President Nursultan Nazarbayev on Wednesday appointed 65-year-old close ally Vladimir Shkolnik, a two times former energy minister, to head the former oil and gas ministry combined with the industry and new technologies ministry and the environmental protection ministry.

"Generally speaking, our energy sector is in disarray," Nazarbayev told a government meeting.

"It is hard to understand, why one government body must be responsible for oil and gas, while another one deals with solid energy resources, the third department controls the power grid and the fourth one the nuclear industry," said the 74-year-old former steel worker whose word is final in Kazakhstan.

"This is why I believe it is time to concentrate the entire energy sector in the hands of one person."

Until Wednesday, Shkolnik was in charge of national uranium company Kazatomprom. Kazakhstan is the world's largest producer of uranium. It is also Central Asia's largest economy and the second-largest ex-Soviet oil producer after Russia. Economic growth accelerated to 6 percent last year after a 5-percent rise in 2012.

But this year's growth is likely to be slower as oil production will remain stagnant due to halted output at the Kashagan oilfield, the world's biggest oil find of recent time, and because of economic slowdown in close trade partner Russia due to several rounds of U.S. and European Union sanctions imposed on Moscow over Ukraine.

Falling Exports

Kazakhstan's central bank devalued the national tenge currency by 19 percent in February to ease speculative pressure on the domestic foreign exchange market, support exporters of oil and industrial metals and sustain economic growth.

Economy and Budget Planning Minister Yerbolat Dosayev told the government meeting, however, that due to Western sanctions imposed on Russia, Kazakhstan's exports there had fallen by 21.7 percent in January-May year-on-year.
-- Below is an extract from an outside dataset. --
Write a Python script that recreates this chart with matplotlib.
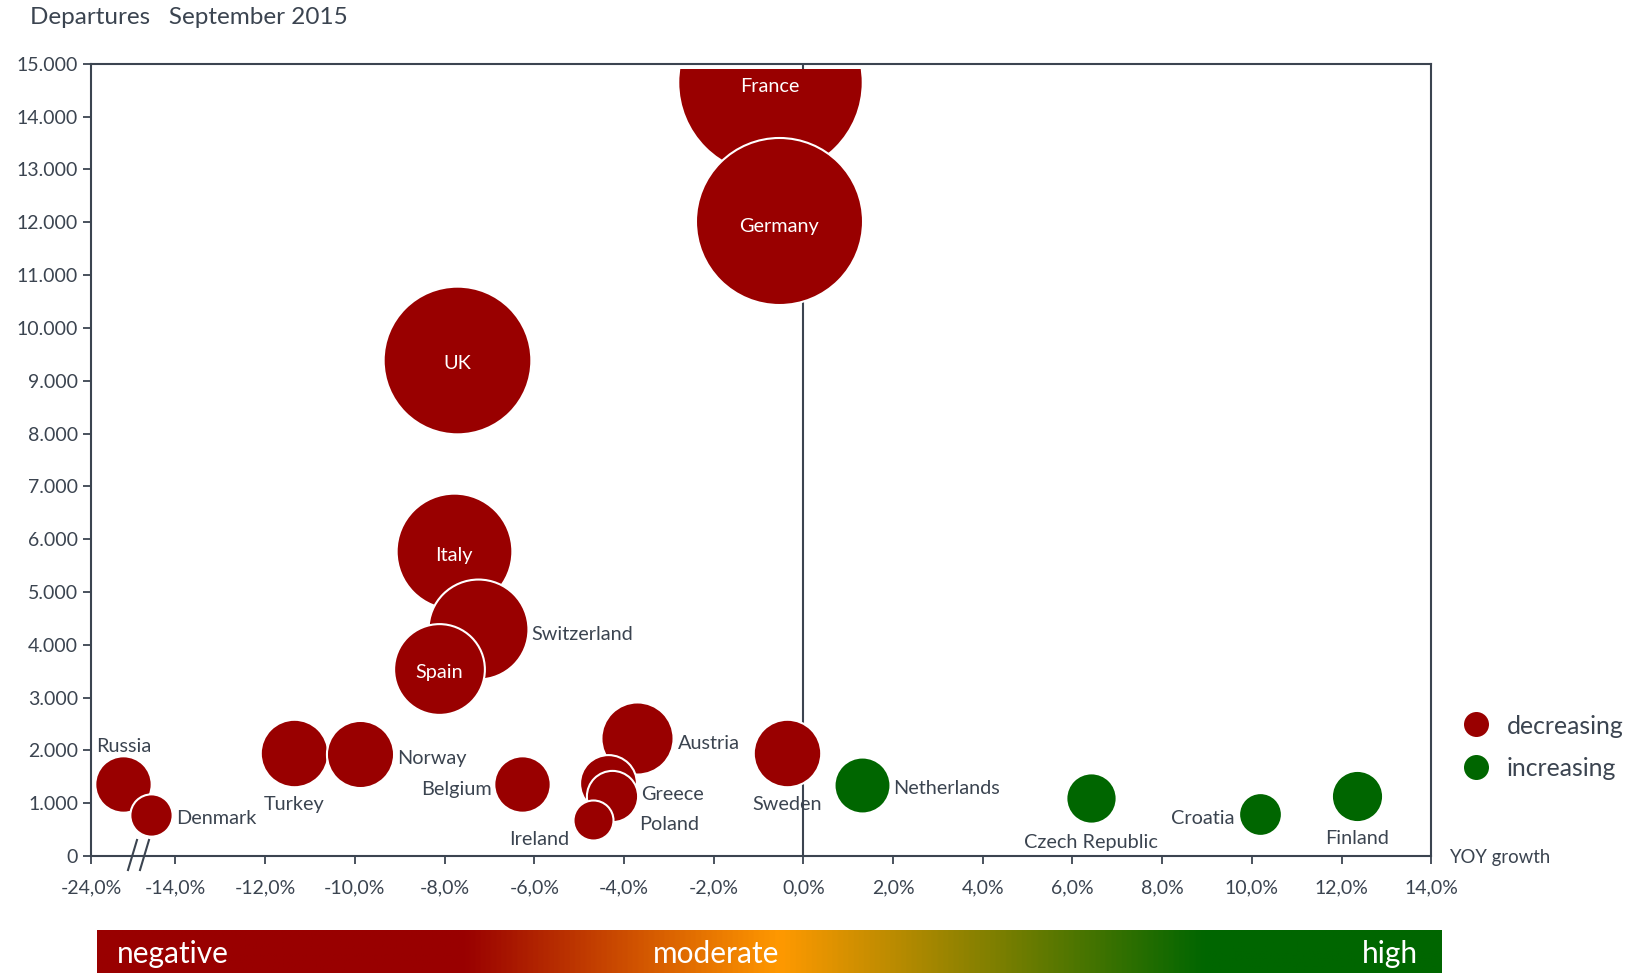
import matplotlib.pyplot as plt
import numpy as np
from matplotlib.colors import LinearSegmentedColormap
from matplotlib.lines import Line2D
from matplotlib.patches import Rectangle

plt.rcParams['font.family'] = ['Lato', 'DejaVu Sans']

# Data (x = YOY growth as plotted; axis is broken between -24% and -14%)
countries = ['France', 'Germany', 'UK', 'Italy', 'Switzerland', 'Spain', 'Austria',
             'Sweden', 'Turkey', 'Norway', 'Russia', 'Belgium', 'Greece', 'Netherlands',
             'Poland', 'Finland', 'Czech Republic', 'Croatia', 'Denmark', 'Ireland']
growth = [-0.75, -0.54, -7.72, -7.79, -7.25, -8.12, -3.72,
          -0.37, -11.35, -9.89, -15.16, -6.27, -4.35, 1.31,
          -4.26, 12.35, 6.41, 10.18, -14.55, -4.68]
departures = [14660, 12020, 9400, 5770, 4300, 3550, 2240,
              1960, 1960, 1940, 1370, 1370, 1390, 1350,
              1130, 1130, 1090, 790, 770, 690]

xtick_labels = ['-24,0%', '-14,0%', '-12,0%', '-10,0%', '-8,0%', '-6,0%', '-4,0%',
                '-2,0%', '0,0%', '2,0%', '4,0%', '6,0%', '8,0%', '10,0%', '12,0%', '14,0%']
ytick_values = list(range(0, 15001, 1000))
legend_labels = ['decreasing', 'increasing']
bar_labels = ['negative', 'moderate', 'high']

# label placement: offset in points, alignment
inside = ['France', 'Germany', 'UK', 'Italy', 'Spain']
label_pos = {
    'France': (0, -3.5, 'center'), 'Germany': (0, -3.5, 'center'), 'UK': (0, -3, 'center'),
    'Italy': (0, -3, 'center'), 'Spain': (0, -3, 'center'),
    'Switzerland': (38, -4, 'left'), 'Austria': (30, -4, 'left'),
    'Sweden': (0, -37.5, 'center'), 'Turkey': (0, -37.5, 'center'),
    'Norway': (27, -3.5, 'left'), 'Russia': (0, 27, 'center'),
    'Belgium': (-22, -4, 'right'), 'Greece': (24, -8.5, 'left'),
    'Netherlands': (22.5, -3, 'left'), 'Poland': (19.5, -20.5, 'left'),
    'Finland': (0, -30, 'center'), 'Czech Republic': (0, -32, 'center'),
    'Croatia': (-18, -3, 'right'), 'Denmark': (18, -2.5, 'left'),
    'Ireland': (-39, -14.5, 'center'),
}

RED = '#990000'
GREEN = '#006600'
TXT = '#3b4450'

fig = plt.figure(figsize=(16.43, 9.73), dpi=100)
ax = fig.add_axes([0.0555, 0.1202, 0.8156, 0.8142])

x_left = -15.88
ax.set_xlim(x_left, 14)
ax.set_ylim(0, 15000)

ax.axvline(0, color=TXT, lw=1.5, zorder=1)

clip = Rectangle((-0.01, -0.01), 1.02, 1.003, transform=ax.transAxes, visible=False)
ax.add_patch(clip)

order = np.argsort(departures)[::-1]
scale = 17640 / 14660
for i in order:
    c = GREEN if growth[i] > 0 else RED
    sc = ax.scatter(growth[i], departures[i], s=departures[i] * scale, color=c,
                    edgecolor='white', linewidth=1.5, zorder=3)
    sc.set_clip_path(clip)
    dx, dy, ha = label_pos[countries[i]]
    tc = 'white' if countries[i] in inside else TXT
    ax.annotate(countries[i], (growth[i], departures[i]), xytext=(dx, dy),
                textcoords='offset points', ha=ha, va='center', color=tc,
                fontsize=14.3, zorder=5)

xticks = [x_left] + list(range(-14, 15, 2))
ax.set_xticks(xticks)
ax.set_xticklabels(xtick_labels)
ax.set_yticks(ytick_values)
ax.set_yticklabels(['0'] + [f'{v // 1000}.000' for v in ytick_values[1:]])
ax.tick_params(colors=TXT, labelsize=14, length=6, width=1.3, direction='out')
ax.tick_params(axis='x', pad=11)
for s in ax.spines.values():
    s.set_color(TXT)
    s.set_linewidth(1.5)
    s.set_zorder(2)

# axis break marks
for xo in [128, 140]:
    fig.add_artist(Line2D([xo / 1643, (xo + 9) / 1643], [1 - 870 / 973, 1 - 840 / 973],
                          color=TXT, lw=1.5))

fig.text(30 / 1643, 1 - 17 / 973, 'Departures   September 2015', fontsize=17.5,
         color=TXT, ha='left', va='center')
fig.text(1449 / 1643, 1 - 857 / 973, 'YOY growth', fontsize=13.4, color=TXT,
         ha='left', va='center')

# legend
for lab, c, yy in zip(legend_labels, [RED, GREEN], [724, 767]):
    fig.add_artist(Line2D([1476 / 1643], [1 - yy / 973], marker='o', color='none',
                          markerfacecolor=c, markeredgecolor='none', markersize=18))
    fig.text(1507 / 1643, 1 - (yy + 2) / 973, lab, fontsize=17.8, color=TXT,
             ha='left', va='center')

# gradient bar
cax = fig.add_axes([97 / 1643, 0, 1345 / 1643, 43 / 973])
cmap = LinearSegmentedColormap.from_list(
    'grad', [(0, RED), (0.272, RED), (0.508, '#ff9900'), (0.825, GREEN), (1, GREEN)])
cax.imshow(np.linspace(0, 1, 512)[None, :], aspect='auto', cmap=cmap, extent=(0, 1, 0, 1))
cax.set_axis_off()
for lab, xx, ha in zip(bar_labels, [0.015, 0.46, 0.982], ['left', 'center', 'right']):
    cax.text(xx, 0.45, lab, color='white', fontsize=21.5, ha=ha, va='center')

fig.savefig('out.png', dpi=100)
Exports to Ukraine shrank by 31.1 percent in the same period.

Kazakhstan will also struggle this year to maintain its oil output at the 2013 level of 81.7 million tonnes, while the offshore Kashagan field stands idle, senior government officials have said.

Kashagan started up last September but was halted in October after gas leaks in its pipelines. Production there may now resume in the first half of 2016 at the earliest.

Dosayev said industrial output decreased by 0.4 percent year-on-year in the first half of 2014, while gross domestic product grew by 3.9 percent. The government had originally targeted GDP growth at 6 percent this year.

He said the government hoped that internal consumption and growing internal investment would help sustain growth this year.

The presidents of Russia, Kazakhstan and Belarus have signed a treaty creating a trading bloc which they hope will challenge the economic might of the United States, the European Union and China.

The treaty forging the Eurasian Economic Union will come into force on Jan. 1.

Dosayev told Nazarbayev that the government would present in September a detailed plan to counter the negative impact of sanctions imposed on Russia. He did not elaborate.

Nazarbayev said that Oil and Gas Minister Uzakbai Karabalin would now serve as Shkolnik's first deputy in the new ministry.

Environmental Protection Minister Nurlan Kapparov will now head Kazatomprom, Nazarbayev said.